Source data ▸
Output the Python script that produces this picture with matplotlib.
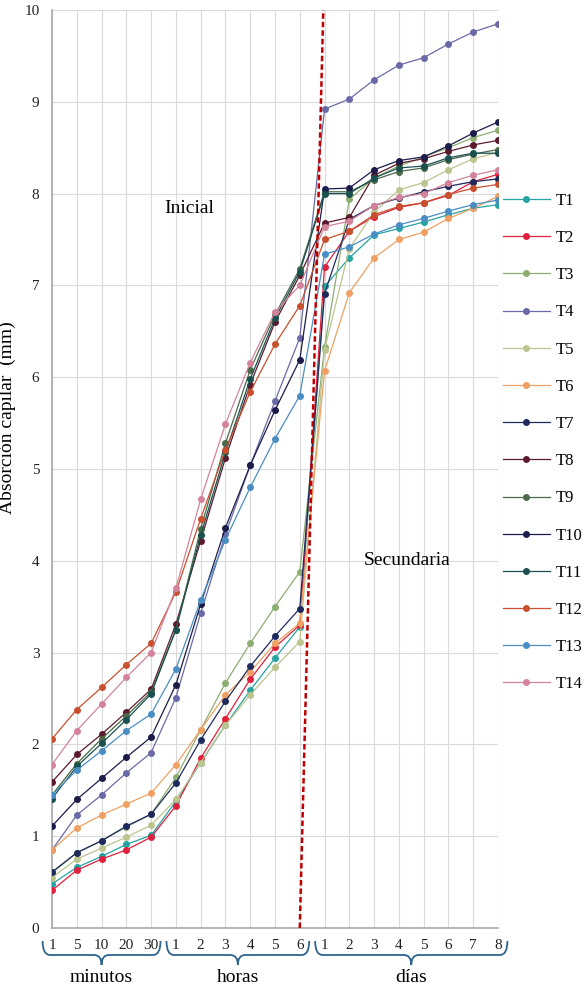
import matplotlib
matplotlib.use("Agg")
import matplotlib.pyplot as plt
import numpy as np
from matplotlib.path import Path
from matplotlib.patches import PathPatch
import matplotlib.transforms as mtransforms

# ---------------- data ----------------
tick_labels = ["1", "5", "10", "20", "30",
               "1", "2", "3", "4", "5", "6",
               "1", "2", "3", "4", "5", "6", "7", "8"]
groups = ["minutos", "horas", "días"]
group_ranges = [(0, 4), (5, 10), (11, 18)]

series_names = ["T1", "T2", "T3", "T4", "T5", "T6", "T7",
                "T8", "T9", "T10", "T11", "T12", "T13", "T14"]

T1 = [0.48, 0.66, 0.78, 0.91, 1.01, 1.38, 1.80, 2.21, 2.59, 2.94, 3.28,
      6.99, 7.30, 7.55, 7.62, 7.69, 7.77, 7.84, 7.88]
T2 = [0.41, 0.63, 0.75, 0.85, 0.99, 1.33, 1.85, 2.28, 2.71, 3.06, 3.30,
      7.20, 7.59, 7.75, 7.85, 7.90, 7.98, 8.13, 8.21]
T3 = [0.60, 0.82, 0.95, 1.10, 1.24, 1.64, 2.16, 2.67, 3.10, 3.50, 3.88,
      6.33, 7.94, 8.17, 8.30, 8.40, 8.50, 8.61, 8.69]
T4 = [0.85, 1.23, 1.45, 1.69, 1.91, 2.51, 3.43, 4.29, 5.04, 5.74, 6.43,
      8.92, 9.03, 9.24, 9.40, 9.48, 9.63, 9.76, 9.85]
T5 = [0.55, 0.75, 0.87, 0.99, 1.12, 1.40, 1.80, 2.21, 2.54, 2.84, 3.12,
      6.30, 7.40, 7.80, 8.04, 8.12, 8.26, 8.38, 8.45]
T6 = [0.85, 1.09, 1.23, 1.35, 1.47, 1.78, 2.16, 2.54, 2.79, 3.10, 3.32,
      6.07, 6.92, 7.30, 7.50, 7.58, 7.73, 7.84, 7.97]
T7 = [0.61, 0.82, 0.95, 1.11, 1.24, 1.58, 2.05, 2.47, 2.85, 3.18, 3.48,
      6.91, 7.72, 7.87, 7.95, 8.02, 8.08, 8.13, 8.16]
T8 = [1.59, 1.89, 2.11, 2.35, 2.60, 3.31, 4.22, 5.12, 5.92, 6.60, 7.11,
      7.68, 7.74, 8.20, 8.33, 8.38, 8.46, 8.53, 8.58]
T9 = [1.45, 1.79, 2.06, 2.31, 2.57, 3.25, 4.35, 5.28, 6.08, 6.68, 7.18,
      8.02, 8.02, 8.15, 8.24, 8.28, 8.37, 8.43, 8.48]
T10 = [1.11, 1.40, 1.63, 1.86, 2.08, 2.65, 3.53, 4.36, 5.04, 5.64, 6.19,
       8.05, 8.06, 8.26, 8.36, 8.40, 8.52, 8.66, 8.78]
T11 = [1.41, 1.76, 2.01, 2.27, 2.55, 3.25, 4.28, 5.18, 5.98, 6.64, 7.15,
       8.00, 8.00, 8.17, 8.28, 8.30, 8.39, 8.44, 8.44]
T12 = [2.06, 2.38, 2.62, 2.87, 3.10, 3.66, 4.46, 5.21, 5.84, 6.36, 6.78,
       7.50, 7.59, 7.77, 7.86, 7.90, 7.99, 8.06, 8.10]
T13 = [1.45, 1.72, 1.93, 2.15, 2.33, 2.82, 3.57, 4.23, 4.80, 5.33, 5.80,
       7.34, 7.42, 7.56, 7.66, 7.73, 7.81, 7.88, 7.93]
T14 = [1.78, 2.15, 2.44, 2.73, 3.00, 3.70, 4.67, 5.49, 6.16, 6.71, 7.00,
       7.64, 7.70, 7.87, 7.96, 8.00, 8.12, 8.20, 8.26]

all_series = [T1, T2, T3, T4, T5, T6, T7, T8, T9, T10, T11, T12, T13, T14]

colors = ["#26A3A3", "#E0203C", "#8DAE72", "#6A6AA8", "#BCC58E", "#F0A062",
          "#1E2A5E", "#5C1A2E", "#4A6A4A", "#1C1C4A", "#1A5050", "#C8502E",
          "#4A8EC4", "#D4849A"]

# separator between initial and secondary absorption
sep_x = (10.0, 10.95)
sep_y = (0.0, 10.0)

# ---------------- figure ----------------
plt.rcParams['font.family'] = ['Liberation Serif', 'DejaVu Serif']
fig = plt.figure(figsize=(5.84, 9.91), dpi=100)
ax = fig.add_axes([52 / 584, 1 - 928 / 991, (498 - 52) / 584, (928 - 10) / 991])

x = np.arange(len(tick_labels))
for name, vals, c in zip(series_names, all_series, colors):
    ax.plot(x, vals, color=c, lw=0.9, marker='o', ms=4, mec=c, mfc=c,
            label=name, zorder=3)

ax.plot(sep_x, sep_y, color="#C00000", lw=1.8, ls=(0, (2.2, 1.2)), zorder=4)

ax.set_xlim(0, len(tick_labels) - 1)
ax.set_ylim(0, 10)
ax.set_xticks(x)
ax.set_xticklabels(tick_labels, fontsize=11)
ax.set_yticks(range(0, 11))
ax.tick_params(axis='both', length=0, labelsize=11, colors='#222222')
ax.tick_params(axis='x', pad=8)
ax.tick_params(axis='y', pad=9)
ax.grid(True, color='#DADADA', lw=0.8)
ax.set_axisbelow(True)
for s in ['top', 'right']:
    ax.spines[s].set_visible(False)
for s in ['left', 'bottom']:
    ax.spines[s].set_color('#A8A8A8')
    ax.spines[s].set_linewidth(1.2)

ax.set_ylabel("Absorción capilar  (mm)", fontsize=14)
ax.yaxis.set_label_coords((16 - 52) / 446, (928 - 418) / 918)

ax.text(5.52, 7.84, "Inicial", fontsize=14, ha='center', va='center')
ax.text(14.35, 4.0, "Secundaria", fontsize=14, ha='center', va='center')

# ---------------- braces ----------------
trans = mtransforms.blended_transform_factory(ax.transData, ax.transAxes)


def brace(xa, xb, ytop, ymid, ytip, r=0.3):
    xm = 0.5 * (xa + xb)
    verts = [(xa, ytop), (xa, ymid), (xa + r, ymid),
             (xm - r, ymid),
             (xm, ymid), (xm, ytip),
             (xm, ymid), (xm + r, ymid),
             (xb - r, ymid),
             (xb, ymid), (xb, ytop)]
    codes = [Path.MOVETO, Path.CURVE3, Path.CURVE3,
             Path.LINETO,
             Path.CURVE3, Path.CURVE3,
             Path.CURVE3, Path.CURVE3,
             Path.LINETO,
             Path.CURVE3, Path.CURVE3]
    p = PathPatch(Path(verts, codes), transform=trans, fill=False,
                  edgecolor='#2E6490', lw=1.3, clip_on=False)
    ax.add_patch(p)


ytop = (928 - 941) / 918
ymid = (928 - 955) / 918
ytip = (928 - 965) / 918
for (a, b), g in zip(group_ranges, groups):
    xa = a - 0.38
    xb = b + 0.38
    brace(xa, xb, ytop, ymid, ytip)
    ax.text(0.5 * (xa + xb), (928 - 978) / 918, g, transform=trans,
            ha='center', va='center', fontsize=14)

# ---------------- legend ----------------
fig.legend(loc='upper left', bbox_to_anchor=(503 / 584, 1 - 193 / 991),
           frameon=False, fontsize=12, handlelength=2.8, handletextpad=0.35,
           labelspacing=1.27, borderpad=0, borderaxespad=0)

fig.savefig("out.png", dpi=100)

Exercise requirements ▸
Retype the listing exactly. Pictures do not belong in the copy.

Response ▸
Output the Python script that produces this picture with matplotlib.
import matplotlib
matplotlib.use("Agg")
import matplotlib.pyplot as plt
import numpy as np
from matplotlib.path import Path
from matplotlib.patches import PathPatch
import matplotlib.transforms as mtransforms

# ---------------- data ----------------
tick_labels = ["1", "5", "10", "20", "30",
               "1", "2", "3", "4", "5", "6",
               "1", "2", "3", "4", "5", "6", "7", "8"]
groups = ["minutos", "horas", "días"]
group_ranges = [(0, 4), (5, 10), (11, 18)]

series_names = ["T1", "T2", "T3", "T4", "T5", "T6", "T7",
                "T8", "T9", "T10", "T11", "T12", "T13", "T14"]

T1 = [0.48, 0.66, 0.78, 0.91, 1.01, 1.38, 1.80, 2.21, 2.59, 2.94, 3.28,
      6.99, 7.30, 7.55, 7.62, 7.69, 7.77, 7.84, 7.88]
T2 = [0.41, 0.63, 0.75, 0.85, 0.99, 1.33, 1.85, 2.28, 2.71, 3.06, 3.30,
      7.20, 7.59, 7.75, 7.85, 7.90, 7.98, 8.13, 8.21]
T3 = [0.60, 0.82, 0.95, 1.10, 1.24, 1.64, 2.16, 2.67, 3.10, 3.50, 3.88,
      6.33, 7.94, 8.17, 8.30, 8.40, 8.50, 8.61, 8.69]
T4 = [0.85, 1.23, 1.45, 1.69, 1.91, 2.51, 3.43, 4.29, 5.04, 5.74, 6.43,
      8.92, 9.03, 9.24, 9.40, 9.48, 9.63, 9.76, 9.85]
T5 = [0.55, 0.75, 0.87, 0.99, 1.12, 1.40, 1.80, 2.21, 2.54, 2.84, 3.12,
      6.30, 7.40, 7.80, 8.04, 8.12, 8.26, 8.38, 8.45]
T6 = [0.85, 1.09, 1.23, 1.35, 1.47, 1.78, 2.16, 2.54, 2.79, 3.10, 3.32,
      6.07, 6.92, 7.30, 7.50, 7.58, 7.73, 7.84, 7.97]
T7 = [0.61, 0.82, 0.95, 1.11, 1.24, 1.58, 2.05, 2.47, 2.85, 3.18, 3.48,
      6.91, 7.72, 7.87, 7.95, 8.02, 8.08, 8.13, 8.16]
T8 = [1.59, 1.89, 2.11, 2.35, 2.60, 3.31, 4.22, 5.12, 5.92, 6.60, 7.11,
      7.68, 7.74, 8.20, 8.33, 8.38, 8.46, 8.53, 8.58]
T9 = [1.45, 1.79, 2.06, 2.31, 2.57, 3.25, 4.35, 5.28, 6.08, 6.68, 7.18,
      8.02, 8.02, 8.15, 8.24, 8.28, 8.37, 8.43, 8.48]
T10 = [1.11, 1.40, 1.63, 1.86, 2.08, 2.65, 3.53, 4.36, 5.04, 5.64, 6.19,
       8.05, 8.06, 8.26, 8.36, 8.40, 8.52, 8.66, 8.78]
T11 = [1.41, 1.76, 2.01, 2.27, 2.55, 3.25, 4.28, 5.18, 5.98, 6.64, 7.15,
       8.00, 8.00, 8.17, 8.28, 8.30, 8.39, 8.44, 8.44]
T12 = [2.06, 2.38, 2.62, 2.87, 3.10, 3.66, 4.46, 5.21, 5.84, 6.36, 6.78,
       7.50, 7.59, 7.77, 7.86, 7.90, 7.99, 8.06, 8.10]
T13 = [1.45, 1.72, 1.93, 2.15, 2.33, 2.82, 3.57, 4.23, 4.80, 5.33, 5.80,
       7.34, 7.42, 7.56, 7.66, 7.73, 7.81, 7.88, 7.93]
T14 = [1.78, 2.15, 2.44, 2.73, 3.00, 3.70, 4.67, 5.49, 6.16, 6.71, 7.00,
       7.64, 7.70, 7.87, 7.96, 8.00, 8.12, 8.20, 8.26]

all_series = [T1, T2, T3, T4, T5, T6, T7, T8, T9, T10, T11, T12, T13, T14]

colors = ["#26A3A3", "#E0203C", "#8DAE72", "#6A6AA8", "#BCC58E", "#F0A062",
          "#1E2A5E", "#5C1A2E", "#4A6A4A", "#1C1C4A", "#1A5050", "#C8502E",
          "#4A8EC4", "#D4849A"]

# separator between initial and secondary absorption
sep_x = (10.0, 10.95)
sep_y = (0.0, 10.0)

# ---------------- figure ----------------
plt.rcParams['font.family'] = ['Liberation Serif', 'DejaVu Serif']
fig = plt.figure(figsize=(5.84, 9.91), dpi=100)
ax = fig.add_axes([52 / 584, 1 - 928 / 991, (498 - 52) / 584, (928 - 10) / 991])

x = np.arange(len(tick_labels))
for name, vals, c in zip(series_names, all_series, colors):
    ax.plot(x, vals, color=c, lw=0.9, marker='o', ms=4, mec=c, mfc=c,
            label=name, zorder=3)

ax.plot(sep_x, sep_y, color="#C00000", lw=1.8, ls=(0, (2.2, 1.2)), zorder=4)

ax.set_xlim(0, len(tick_labels) - 1)
ax.set_ylim(0, 10)
ax.set_xticks(x)
ax.set_xticklabels(tick_labels, fontsize=11)
ax.set_yticks(range(0, 11))
ax.tick_params(axis='both', length=0, labelsize=11, colors='#222222')
ax.tick_params(axis='x', pad=8)
ax.tick_params(axis='y', pad=9)
ax.grid(True, color='#DADADA', lw=0.8)
ax.set_axisbelow(True)
for s in ['top', 'right']:
    ax.spines[s].set_visible(False)
for s in ['left', 'bottom']:
    ax.spines[s].set_color('#A8A8A8')
    ax.spines[s].set_linewidth(1.2)

ax.set_ylabel("Absorción capilar  (mm)", fontsize=14)
ax.yaxis.set_label_coords((16 - 52) / 446, (928 - 418) / 918)

ax.text(5.52, 7.84, "Inicial", fontsize=14, ha='center', va='center')
ax.text(14.35, 4.0, "Secundaria", fontsize=14, ha='center', va='center')

# ---------------- braces ----------------
trans = mtransforms.blended_transform_factory(ax.transData, ax.transAxes)


def brace(xa, xb, ytop, ymid, ytip, r=0.3):
    xm = 0.5 * (xa + xb)
    verts = [(xa, ytop), (xa, ymid), (xa + r, ymid),
             (xm - r, ymid),
             (xm, ymid), (xm, ytip),
             (xm, ymid), (xm + r, ymid),
             (xb - r, ymid),
             (xb, ymid), (xb, ytop)]
    codes = [Path.MOVETO, Path.CURVE3, Path.CURVE3,
             Path.LINETO,
             Path.CURVE3, Path.CURVE3,
             Path.CURVE3, Path.CURVE3,
             Path.LINETO,
             Path.CURVE3, Path.CURVE3]
    p = PathPatch(Path(verts, codes), transform=trans, fill=False,
                  edgecolor='#2E6490', lw=1.3, clip_on=False)
    ax.add_patch(p)


ytop = (928 - 941) / 918
ymid = (928 - 955) / 918
ytip = (928 - 965) / 918
for (a, b), g in zip(group_ranges, groups):
    xa = a - 0.38
    xb = b + 0.38
    brace(xa, xb, ytop, ymid, ytip)
    ax.text(0.5 * (xa + xb), (928 - 978) / 918, g, transform=trans,
            ha='center', va='center', fontsize=14)

# ---------------- legend ----------------
fig.legend(loc='upper left', bbox_to_anchor=(503 / 584, 1 - 193 / 991),
           frameon=False, fontsize=12, handlelength=2.8, handletextpad=0.35,
           labelspacing=1.27, borderpad=0, borderaxespad=0)

fig.savefig("out.png", dpi=100)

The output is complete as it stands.